Start of AVAILABLE DATA

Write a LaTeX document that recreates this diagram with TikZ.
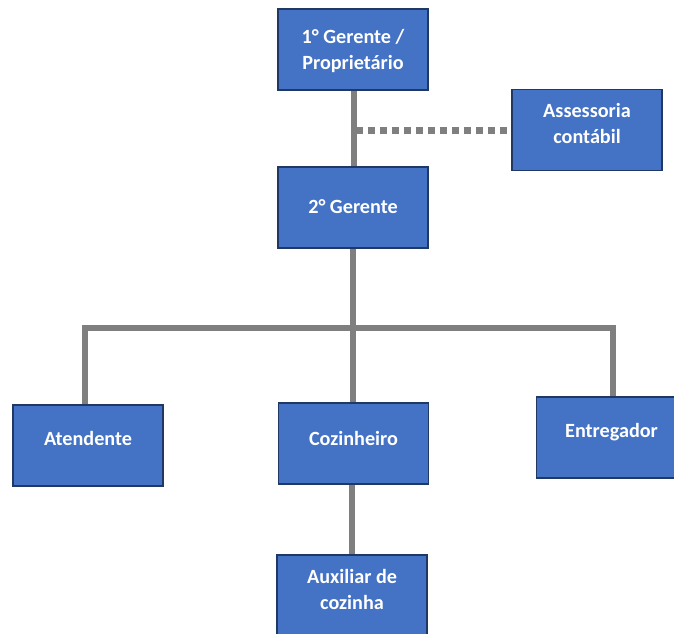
\documentclass[tikz,border=0pt]{standalone}
\usepackage{fontspec}
\setmainfont{Carlito}
\usetikzlibrary{backgrounds}
\definecolor{boxfill}{HTML}{4472C4}
\definecolor{boxline}{HTML}{203864}
\definecolor{linkgray}{HTML}{7F7F7F}
\begin{document}
\begin{tikzpicture}[x=1pt,y=-1pt,
  box/.style={draw=boxline, line width=1.3pt, fill=boxfill,
    minimum width=150pt, minimum height=81pt, inner sep=0pt},
  txt/.style={text=white, font=\fontsize{20.2}{26}\selectfont\bfseries,
    align=center, inner sep=0pt},
  link/.style={draw=linkgray, line width=6pt},
  advice/.style={draw=linkgray, line width=7pt, dash pattern=on 7pt off 5pt}]
\useasboundingbox (0,0) rectangle (674,633);
\clip (0,0) rectangle (674,633);

% boxes
\node[box] (g1)  at (353,49.5)   {};
\node[box] (ass) at (587,130)    {};
\node[box] (g2)  at (353,207.5)  {};
\node[box] (at)  at (88,445.5)   {};
\node[box] (coz) at (353.5,443.5){};
\node[box] (en)  at (611.5,437.5){};
\node[box] (aux) at (352,595.5)  {};

% junction points of the tree
\coordinate (adv) at (354,130);
\coordinate (busL) at (85,328);
\coordinate (busM) at (353,328);
\coordinate (busR) at (613,328);

% connectors, behind the boxes
\begin{scope}[on background layer]
\path[link] (g1.south -| adv) -- (g2.north -| adv);
\path[advice] (adv) ++(2,0) -- (ass.west);
\path[link] (g2.south) -- (busM);
\path[link, line join=miter] (at.north -| busL) -- (busL) -- (busR) -- (en.north -| busR);
\path[link] (busM) -- (coz.north -| busM);
\path[link] (coz.south -| aux) -- (aux.north);
\end{scope}

% labels
\node[txt] (g1t)  at (353,51)    {1° Gerente /\\Proprietário};
\node[txt] (asst) at (587,123)   {Assessoria\\contábil};
\node[txt] (g2t)  at (353,207)   {2° Gerente};
\node[txt] (att)  at (88,438)    {Atendente};
\node[txt] (cozt) at (353.5,438) {Cozinheiro};
\node[txt] (ent)  at (611.5,432) {Entregador};
\node[txt] (auxt) at (352,589)   {Auxiliar de\\cozinha};
\end{tikzpicture}
\end{document}
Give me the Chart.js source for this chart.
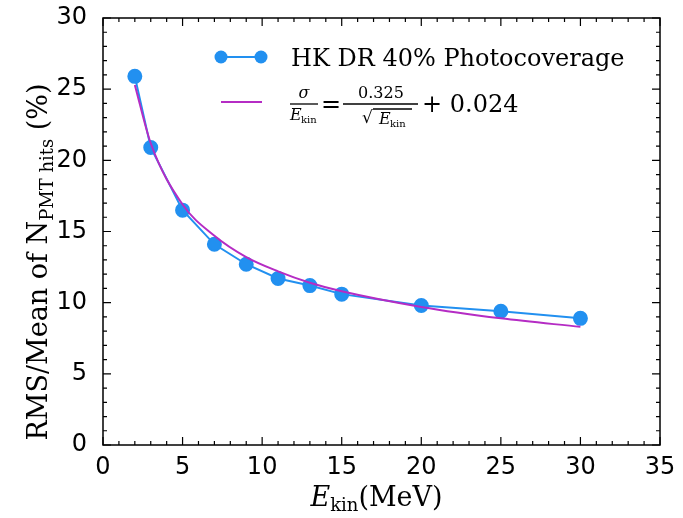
<!DOCTYPE html>
<html>
<head>
<meta charset="utf-8">
<script src="https://cdn.jsdelivr.net/npm/chart.js@4.4.1/dist/chart.umd.min.js"></script>
<style>
  html, body { margin: 0; padding: 0; background: #fff; }
  #wrap { width: 683px; height: 518px; }
</style>
</head>
<body>
<div id="wrap"><canvas id="resChart" width="683" height="518"></canvas></div>
<script>
// measured points (kinetic energy in MeV, resolution in %)
const energies = [2, 3, 5, 7, 9, 11, 13, 15, 20, 25, 30];
const rmsOverMean = [25.9, 20.9, 16.5, 14.1, 12.7, 11.7, 11.2, 10.6, 9.8, 9.4, 8.9];
// fit curve
const fitValues = [25.3, 21.2, 16.9, 14.7, 13.2, 12.2, 11.4, 10.8, 9.7, 8.9, 8.3];
const xTicks = [0, 5, 10, 15, 20, 25, 30, 35];
const yTicks = [0, 5, 10, 15, 20, 25, 30];

const blue = '#2290f0';
const magenta = '#b52cc4';
const serif = '"DejaVu Serif", "Liberation Serif", serif';

// frame, inward ticks on all sides, axis titles and legend
const decor = {
  id: 'decor',
  afterDraw(chart) {
    const ctx = chart.ctx;
    const a = chart.chartArea;
    const xs = chart.scales.x, ys = chart.scales.y;
    ctx.save();
    ctx.strokeStyle = '#000';
    ctx.lineWidth = 1.5;
    ctx.strokeRect(a.left, a.top, a.right - a.left, a.bottom - a.top);
    ctx.lineWidth = 1.2;
    ctx.beginPath();
    for (let v = 0; v <= 35; v++) {
      const p = xs.getPixelForValue(v);
      const len = v % 5 === 0 ? 8 : 4;
      ctx.moveTo(p, a.bottom); ctx.lineTo(p, a.bottom - len);
      ctx.moveTo(p, a.top); ctx.lineTo(p, a.top + len);
    }
    for (let v = 0; v <= 30; v++) {
      const p = ys.getPixelForValue(v);
      const len = v % 5 === 0 ? 8 : 4;
      ctx.moveTo(a.left, p); ctx.lineTo(a.left + len, p);
      ctx.moveTo(a.right, p); ctx.lineTo(a.right - len, p);
    }
    ctx.stroke();

    ctx.fillStyle = '#000';
    ctx.textBaseline = 'alphabetic';

    // x title
    ctx.font = 'italic 27px ' + serif;
    const wE = ctx.measureText('E').width;
    ctx.font = '18px ' + serif;
    const wK = ctx.measureText('kin').width;
    ctx.font = '27px ' + serif;
    const wM = ctx.measureText('(MeV)').width;
    let x0 = (a.left + a.right) / 2 - (wE + wK + wM) / 2 - 5;
    const yb = 506;
    ctx.font = 'italic 27px ' + serif; ctx.fillText('E', x0, yb);
    ctx.font = '18px ' + serif; ctx.fillText('kin', x0 + wE, yb + 5);
    ctx.font = '27px ' + serif; ctx.fillText('(MeV)', x0 + wE + wK, yb);

    // y title
    ctx.save();
    ctx.translate(47, 262);
    ctx.rotate(-Math.PI / 2);
    ctx.font = '27px ' + serif;
    const t1 = 'RMS/Mean of N', t3 = ' (%)';
    const w1 = ctx.measureText(t1).width, w3 = ctx.measureText(t3).width;
    ctx.font = '18px ' + serif;
    const w2 = ctx.measureText('PMT hits').width;
    let s = -(w1 + w2 + w3) / 2;
    ctx.font = '27px ' + serif; ctx.fillText(t1, s, 0);
    ctx.font = '18px ' + serif; ctx.fillText('PMT hits', s + w1, 6);
    ctx.font = '27px ' + serif; ctx.fillText(t3, s + w1 + w2, 0);
    ctx.restore();

    // legend
    ctx.strokeStyle = blue; ctx.lineWidth = 2;
    ctx.beginPath(); ctx.moveTo(221, 57); ctx.lineTo(261, 57); ctx.stroke();
    ctx.fillStyle = blue;
    [221, 261].forEach(px => { ctx.beginPath(); ctx.arc(px, 57, 6.5, 0, Math.PI * 2); ctx.fill(); });
    ctx.fillStyle = '#000';
    ctx.font = '24px ' + serif;
    ctx.fillText('HK DR 40% Photocoverage', 291, 66);

    ctx.strokeStyle = magenta;
    ctx.beginPath(); ctx.moveTo(221, 102); ctx.lineTo(262, 102); ctx.stroke();
    ctx.fillStyle = '#000';
    ctx.strokeStyle = '#000'; ctx.lineWidth = 1.3;
    // sigma / E_kin
    ctx.font = 'italic 16px ' + serif; ctx.textAlign = 'center';
    ctx.fillText('σ', 304, 98);
    ctx.beginPath(); ctx.moveTo(290, 104); ctx.lineTo(318, 104); ctx.stroke();
    ctx.textAlign = 'left';
    ctx.font = 'italic 16px ' + serif; ctx.fillText('E', 290, 120);
    ctx.font = '10px ' + serif; ctx.fillText('kin', 301, 123);
    ctx.font = '24px ' + serif; ctx.fillText('=', 321, 112);
    // 0.325 / sqrt(E_kin)
    ctx.font = '16px ' + serif; ctx.textAlign = 'center';
    ctx.fillText('0.325', 381, 98);
    ctx.beginPath(); ctx.moveTo(343, 104); ctx.lineTo(418, 104); ctx.stroke();
    ctx.textAlign = 'left';
    ctx.font = '17px ' + serif; ctx.fillText('√', 362, 123);
    ctx.beginPath(); ctx.moveTo(373, 109); ctx.lineTo(412, 109); ctx.stroke();
    ctx.font = 'italic 16px ' + serif; ctx.fillText('E', 379, 124);
    ctx.font = '10px ' + serif; ctx.fillText('kin', 390, 127);
    ctx.font = '24px ' + serif; ctx.fillText('+ 0.024', 422, 112);
    ctx.restore();
  }
};

const ctx = document.getElementById('resChart').getContext('2d');
new Chart(ctx, {
  type: 'scatter',
  data: {
    datasets: [{
      label: 'HK DR 40% Photocoverage',
      data: energies.map((e, i) => ({ x: e, y: rmsOverMean[i] })),
      showLine: true,
      borderColor: blue,
      backgroundColor: blue,
      borderWidth: 2,
      pointRadius: 6.5,
      pointHoverRadius: 6.5,
      order: 2
    }, {
      label: 'fit',
      data: energies.map((e, i) => ({ x: e, y: fitValues[i] })),
      showLine: true,
      borderColor: magenta,
      borderWidth: 2,
      pointRadius: 0,
      cubicInterpolationMode: 'monotone',
      order: 1
    }]
  },
  options: {
    responsive: false,
    animation: false,
    events: [],
    layout: { padding: { top: 18, right: 23, left: 0, bottom: 0 } },
    plugins: { legend: { display: false }, tooltip: { enabled: false } },
    scales: {
      x: {
        type: 'linear', min: 0, max: 35,
        afterBuildTicks: s => { s.ticks = xTicks.map(v => ({ value: v })); },
        afterFit: s => { s.height = 73; s.paddingLeft = 0; s.paddingRight = 0; },
        grid: { display: false },
        border: { display: false },
        ticks: { color: '#000', font: { family: '"DejaVu Sans"', size: 24 }, padding: 0, maxRotation: 0 }
      },
      y: {
        min: 0, max: 30,
        afterBuildTicks: s => { s.ticks = yTicks.map(v => ({ value: v })); },
        afterFit: s => { s.width = 103; s.paddingTop = 0; s.paddingBottom = 0; },
        grid: { display: false },
        border: { display: false },
        ticks: { color: '#000', font: { family: '"DejaVu Sans"', size: 24 }, padding: 8 }
      }
    }
  },
  plugins: [decor]
});
</script>
</body>
</html>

End of AVAILABLE DATA

Repeat the listing above up to and including the line with "(aux) at (352,595.5)", starting from its first line. Drop any pictures.

Write a LaTeX document that recreates this diagram with TikZ.
\documentclass[tikz,border=0pt]{standalone}
\usepackage{fontspec}
\setmainfont{Carlito}
\usetikzlibrary{backgrounds}
\definecolor{boxfill}{HTML}{4472C4}
\definecolor{boxline}{HTML}{203864}
\definecolor{linkgray}{HTML}{7F7F7F}
\begin{document}
\begin{tikzpicture}[x=1pt,y=-1pt,
  box/.style={draw=boxline, line width=1.3pt, fill=boxfill,
    minimum width=150pt, minimum height=81pt, inner sep=0pt},
  txt/.style={text=white, font=\fontsize{20.2}{26}\selectfont\bfseries,
    align=center, inner sep=0pt},
  link/.style={draw=linkgray, line width=6pt},
  advice/.style={draw=linkgray, line width=7pt, dash pattern=on 7pt off 5pt}]
\useasboundingbox (0,0) rectangle (674,633);
\clip (0,0) rectangle (674,633);

% boxes
\node[box] (g1)  at (353,49.5)   {};
\node[box] (ass) at (587,130)    {};
\node[box] (g2)  at (353,207.5)  {};
\node[box] (at)  at (88,445.5)   {};
\node[box] (coz) at (353.5,443.5){};
\node[box] (en)  at (611.5,437.5){};
\node[box] (aux) at (352,595.5)  {};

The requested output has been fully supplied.